Gold Nanocluster Isomerization Drives Supramolecular Transition from Heterochiral to Homochiral Helices
Jinglin Shen, Jing Fu, Paritosh Mahato, Minggan Wang, Baicheng Liu, Zhe Yang, Wei Qi, Di Sun, Xia Xin
Abstract
The transformation of metal nanocluster (MNC)-based heterochiral assemblies into their homochiral analogues is a compelling goal inspired by the ubiquitous homochirality observed in living systems. Owing to the intricate factors governing nanomaterial chirality, the precise control of supramolecular chirality in MNCs remains rarely demonstrated. Herein, we demonstrated the coassembly behavior of AuNCs protected by 6-propyl-2-thiouracil (Au 3 PRT 3 ) with chiral mandelic acid (MA), which revealed the formation of hybrid chiral superstructures of P - and M -helices in a single system. Combined experimental and theoretical studies comprehensively reveal that the enol-keto isomerization of the Au 3 PRT 3 staple motif is primarily responsible for the emergence of P - and M -helices during coassembly. The negatively charged enol- type Au 3 PRT 3 (Au 3 PRT 3 enol ) interacts directly with S -MA molecules and forms parallel malposed dimers, resulting in the formation of P -helices. In contrast, the dissociation of H + ions triggers enol-keto isomerization within the PRT ligand. The resulting keto- type isomer (Au 3 PRT 3 keto ) then interacts with S -MA molecules, promoting vertical stacking of dimers that lead to the formation of M -helices. Based on this observation, the addition of S -MA molecules with the preformed Au 3 PRT 3 keto exclusively induces the formation of homochiral M -helices. In this way, the toggling of multiple chiral superstructures was achieved by leveraging facile Au 3 PRT 3 enol -Au 3 PRT 3 keto isomerization.
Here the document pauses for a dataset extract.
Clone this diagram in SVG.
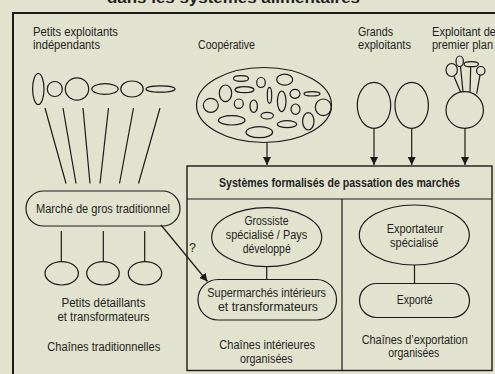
<svg xmlns="http://www.w3.org/2000/svg" width="495" height="374" viewBox="0 0 495 374">
<style>
text{font-family:"Liberation Sans","Arial",sans-serif;font-size:12.5px;fill:#231f20}
.c{text-anchor:middle}
.b{font-weight:bold}
.s{fill:none;stroke:#1a1a1a;stroke-width:1.2}
.l{stroke:#1a1a1a;stroke-width:1.2;fill:none}
</style>
<defs>
<marker id="ah" viewBox="0 0 10 10" refX="10" refY="5" markerWidth="8" markerHeight="8" markerUnits="userSpaceOnUse" orient="auto">
<path d="M0,0 L10,5 L0,10 z" fill="#1a1a1a"/>
</marker>
</defs>
<rect width="495" height="374" fill="#e1e3cf"/>
<text x="107" y="2.5" class="b" style="font-size:15px" textLength="253" lengthAdjust="spacingAndGlyphs">dans les systèmes alimentaires</text>
<rect x="13" y="13" width="500" height="380" fill="none" stroke="#1a1a1a" stroke-width="2"/>

<g id="petits-exploitants">
<text x="33" y="36" textLength="85" lengthAdjust="spacingAndGlyphs">Petits exploitants</text>
<text x="33" y="49" textLength="67" lengthAdjust="spacingAndGlyphs">indépendants</text>
<ellipse class="s" cx="38.3" cy="89" rx="5.7" ry="15.5"/>
<ellipse class="s" cx="54.8" cy="89" rx="7.5" ry="7.5"/>
<ellipse class="s" cx="77" cy="89" rx="11.7" ry="11.2"/>
<ellipse class="s" cx="105" cy="89" rx="13.2" ry="5.3"/>
<ellipse class="s" cx="132" cy="89" rx="11.2" ry="8"/>
<ellipse class="s" cx="160.5" cy="89" rx="14.5" ry="3.2"/>
</g>

<g id="cooperative">
<text x="198" y="49" textLength="57" lengthAdjust="spacingAndGlyphs">Coopérative</text>
<ellipse class="s" cx="264" cy="105" rx="67.5" ry="37.5"/>
<ellipse class="s" cx="241" cy="78.5" rx="7.5" ry="2.8"/>
<ellipse class="s" cx="261" cy="82.5" rx="4.3" ry="5"/>
<ellipse class="s" cx="284.7" cy="79.7" rx="8" ry="5.5"/>
<ellipse class="s" cx="225.5" cy="93.3" rx="6.2" ry="8.3"/>
<ellipse class="s" cx="244.5" cy="89.7" rx="9.5" ry="3"/>
<ellipse class="s" cx="269.5" cy="95.3" rx="2.2" ry="8"/>
<ellipse class="s" cx="281.7" cy="101.3" rx="4.3" ry="10.3"/>
<ellipse class="s" cx="295" cy="93.8" rx="5" ry="4.5"/>
<ellipse class="s" cx="312" cy="93.8" rx="8" ry="2.2"/>
<ellipse class="s" cx="210.8" cy="105.3" rx="7.5" ry="7"/>
<ellipse class="s" cx="238.8" cy="103.7" rx="4.5" ry="4.7"/>
<ellipse class="s" cx="253.7" cy="106.2" rx="3.7" ry="6.2"/>
<ellipse class="s" cx="295.5" cy="109.2" rx="4.5" ry="5.2"/>
<ellipse class="s" cx="323.3" cy="107.3" rx="8" ry="8.3"/>
<ellipse class="s" cx="231.7" cy="120.3" rx="13.3" ry="4.7"/>
<ellipse class="s" cx="267.2" cy="115.7" rx="6.2" ry="3.3"/>
<ellipse class="s" cx="287" cy="124.2" rx="9.7" ry="3.5"/>
<ellipse class="s" cx="308.3" cy="121.3" rx="5.7" ry="8.7"/>
<ellipse class="s" cx="259.3" cy="132.2" rx="13.3" ry="5.5"/>
</g>

<g id="grands-exploitants">
<text x="358" y="36" textLength="35" lengthAdjust="spacingAndGlyphs">Grands</text>
<text x="358" y="49" textLength="53" lengthAdjust="spacingAndGlyphs">exploitants</text>
<ellipse class="s" cx="374" cy="105.3" rx="16.7" ry="23"/>
<ellipse class="s" cx="411.7" cy="105.3" rx="16.7" ry="23"/>
</g>

<g id="exploitant-premier-plan">
<text x="432" y="36" textLength="64" lengthAdjust="spacingAndGlyphs">Exploitant de</text>
<text x="432" y="49" textLength="61" lengthAdjust="spacingAndGlyphs">premier plan</text>
<ellipse class="s" cx="464.7" cy="110" rx="18.7" ry="18.3"/>
<ellipse class="s" cx="451.7" cy="70" rx="5.7" ry="6.5"/>
<ellipse class="s" cx="459.7" cy="61.3" rx="3.7" ry="5.3"/>
<ellipse class="s" cx="471.2" cy="64.2" rx="7.2" ry="2.5"/>
<ellipse class="s" cx="480.8" cy="70.8" rx="4.2" ry="4.3"/>
<path class="l" d="M454,76.4 L460.7,92.2 M460.5,66.6 L463,91.7 M470.7,66.7 L470,91.7 M480,75.1 L476.7,93.7"/>
</g>

<g id="marche-gros">
<rect class="s" x="26" y="191" width="154" height="35" rx="17.5"/>
<text x="103" y="213" class="c" textLength="134" lengthAdjust="spacingAndGlyphs">Marché de gros traditionnel</text>
</g>

<g id="petits-detaillants">
<ellipse class="s" cx="61.7" cy="273.3" rx="16.7" ry="11.7"/>
<ellipse class="s" cx="103" cy="273.3" rx="16.3" ry="11.7"/>
<ellipse class="s" cx="145" cy="273.3" rx="16.7" ry="11.7"/>
<text x="103.5" y="306.5" class="c" textLength="84" lengthAdjust="spacingAndGlyphs">Petits détaillants</text>
<text x="103.5" y="320.5" class="c" textLength="92" lengthAdjust="spacingAndGlyphs">et transformateurs</text>
<text x="103.8" y="350.5" class="c" textLength="113" lengthAdjust="spacingAndGlyphs">Chaînes traditionnelles</text>
</g>

<g id="systemes-formalises">
<rect x="187" y="166" width="305" height="204.5" fill="none" stroke="#1a1a1a" stroke-width="1.4"/>
<line class="l" x1="187" y1="199" x2="492" y2="199"/>
<line class="l" x1="342" y1="199" x2="342" y2="370.5"/>
<text x="339.5" y="187" class="c b" textLength="241" lengthAdjust="spacingAndGlyphs">Systèmes formalisés de passation des marchés</text>
</g>

<g id="grossiste">
<ellipse class="s" cx="266.7" cy="237.2" rx="55" ry="29.5"/>
<text x="266.5" y="225" class="c" textLength="44" lengthAdjust="spacingAndGlyphs">Grossiste</text>
<text x="266.5" y="239" class="c" textLength="81.6" lengthAdjust="spacingAndGlyphs">spécialisé / Pays</text>
<text x="266.7" y="253" class="c" textLength="48" lengthAdjust="spacingAndGlyphs">développé</text>
</g>

<g id="supermarches">
<rect class="s" x="198" y="279.5" width="138.5" height="40.5" rx="20"/>
<text x="266.7" y="296.5" class="c" textLength="118.7" lengthAdjust="spacingAndGlyphs">Supermarchés intérieurs</text>
<text x="268" y="310.5" class="c" textLength="100" lengthAdjust="spacingAndGlyphs">et transformateurs</text>
<text x="267.2" y="348.5" class="c" textLength="95.7" lengthAdjust="spacingAndGlyphs">Chaînes intérieures</text>
<text x="266.4" y="363" class="c" textLength="52.7" lengthAdjust="spacingAndGlyphs">organisées</text>
</g>

<g id="exportateur">
<ellipse class="s" cx="414.3" cy="235" rx="55" ry="30"/>
<text x="415" y="233" class="c" textLength="56.7" lengthAdjust="spacingAndGlyphs">Exportateur</text>
<text x="414.2" y="246.5" class="c" textLength="48.3" lengthAdjust="spacingAndGlyphs">spécialisé</text>
</g>

<g id="exporte">
<rect class="s" x="359.5" y="283.5" width="110" height="34" rx="17"/>
<text x="414.7" y="303.5" class="c" textLength="36" lengthAdjust="spacingAndGlyphs">Exporté</text>
<text x="414.7" y="343.5" class="c" textLength="106" lengthAdjust="spacingAndGlyphs">Chaînes d’exportation</text>
<text x="413.8" y="357" class="c" textLength="51" lengthAdjust="spacingAndGlyphs">organisées</text>
</g>

<g id="connectors">
<path class="l" d="M45,108 L66,183.5 M63,108 L76,183.5 M83,108 L90,183.5 M108.5,108 L100,183.5 M133.5,108 L119.5,183.5 M160,108 L138.5,183.5"/>
<path class="l" d="M61.3,231 V261.6 M103.3,231 V261.6 M144.7,231 V261.6"/>
<path class="l" d="M267,142.5 V165" marker-end="url(#ah)"/>
<path class="l" d="M374,128.3 V165" marker-end="url(#ah)"/>
<path class="l" d="M411.7,128.3 V165" marker-end="url(#ah)"/>
<path class="l" d="M465,128.3 V165" marker-end="url(#ah)"/>
<path class="l" d="M161,225 L207.5,281.5" marker-end="url(#ah)"/>
<text x="189" y="252">?</text>
<path class="l" d="M266.7,266.7 V279.5"/>
<path class="l" d="M414.5,265 V283.5"/>
</g>
</svg>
This work elucidates the precise control of chiral structures by isomerization of surface motifs of AuNCs and presents a paradigm for investigating the structure–property relationship of AuNC materials. This approach offers a strategic pathway for constructing artificial supramolecular composite systems with diverse chiral architectures, potentially advancing our understanding of chirality evolution in natural systems and aiding its biomimetic replication.